London Stock Exchange-listed 3i Group has lost its prestigious FTSE 100 status.
The group's shares were trading below the 200p mark yesterday afternoon, giving it a market capitalisation of about $1.93bn. That was insufficient to keep it in the FTSE 100 when the committee met to decide the make-up of the index last night. The results of their decision will take effect from next Monday.
3i shares rallied slightly in early training on Wednesday, rising to 203.5p at 09:30 BST.
Some index tracker funds will be forced to sell their 3i stock as a result of the group falling out of the FTSE 100, thereby putting further pressure on its share price.

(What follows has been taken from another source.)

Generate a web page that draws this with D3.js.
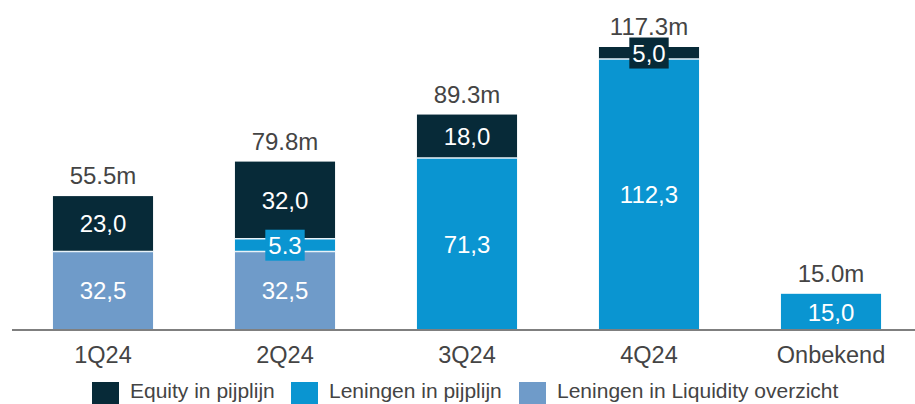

On Tuesday, 3i shares were trading about 51 percent below their 52-week high. In March, the firm said its net asset value was 350p per share, so the current share price would represent a discount of about 43 percent to NAV. The analyst believes 3i's current NAV is about 315p, suggesting a discount of 36 percent. However, this is still higher than some of its listed private equity peers. Sizeable discounts to NAV have been a source of significant shareholder unhappiness.
In 2009 the firm fell out of the FTSE 100 for the same reason, after its market capitalisation dropped to £787 million, well below the required threshold of £1.7 billion.
However, a source close to the group stated 3i would not be changing its investment strategy, pointing to some successful transactions in recent months. The source suggested 3i remained confident that its global presence would stand it in good stead in the longer term.
Recent negative media coverage of the administration of portfolio company Chorion, a family entertainment provider, clearly won't have helped investor confidence. However, the source noted 3i had already written the business down to zero, so it would not have had a direct financial impact on shareholders.
Liberum Capital analyst Henry Freeman told Private Equity International that 3i might be suffering from some negative market sentiment towards private equity in general. “3i …could be used by mainstream fund managers as a proxy on sentiments toward private equity”.
Sources also suggested the desire for liquidity might be putting some investors off owning private equity stocks. Freeman said the demand for greater liquidity is putting pressure on firms to do buybacks – although he pointed out the pressure on management to return capital to shareholders existed not only in private equity but across the board.